Investment demand showed continued weakness, dropping 3.3% year-over-year in Q1. This marked the third quarterly contraction in investment spending, with construction within the investment category posting the largest fall at 4.5%, identified as the weakest segment. Bank of America noted that the fall in investment outlays, alongside import growth, acted to offset moderate increases in household consumption, exports and government spending.

Looking beyond the quarter, Bank of America held to its baseline forecasts of 2% GDP growth for 2026 and 3% for 2027. Those projections incorporate an assumption that the Middle East conflict will be resolved during the second half of 2026, and on that basis the bank expects an average Brent crude price of $92.50 per barrel for the year, compared with the year-to-date average of $86 per barrel.

Price pressures are a growing concern. After an April inflation reading of 7.2% year-over-year, Bank of America reported that inflation is spreading beyond fuel into electricity and food. The bank now expects headline inflation to peak near 10% year-over-year in the fourth quarter of 2026, with average inflation for 2026 at 7.3% before easing to 5.3% in 2027.

On monetary policy, Bank of America anticipates that the Bangko Sentral ng Pilipinas will raise its policy rate by 25 basis points at each of its next two meetings in June and August, which would bring the policy rate to 5.0%.


Implications

The data point to a broad-based growth slowdown, persistent inflationary pressures and an outlook that assumes an easing of geopolitical tensions and higher oil prices relative to the year-to-date average.
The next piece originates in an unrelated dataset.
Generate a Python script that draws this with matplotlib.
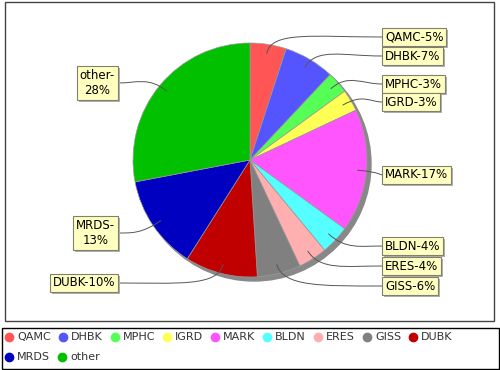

Key balances to watch include investment contraction and import trends that have partially offset domestic demand gains.

Risks

  • The baseline GDP and inflation projections rest on an assumed resolution to the Middle East conflict in the second half of 2026; deviation from that assumption would affect oil price and growth forecasts - impacts span energy, transport and import-dependent sectors.
  • Inflation appears to be broadening beyond fuel into electricity and food, raising the risk of higher and more persistent price pressures that could weigh on consumption and increase monetary policy tightening - this affects household spending, utilities, and food markets.
  • Continued contraction in investment, driven by a sharp fall in construction activity, poses downside risk to domestic demand and capital formation, which could influence the construction, materials and related logistics sectors.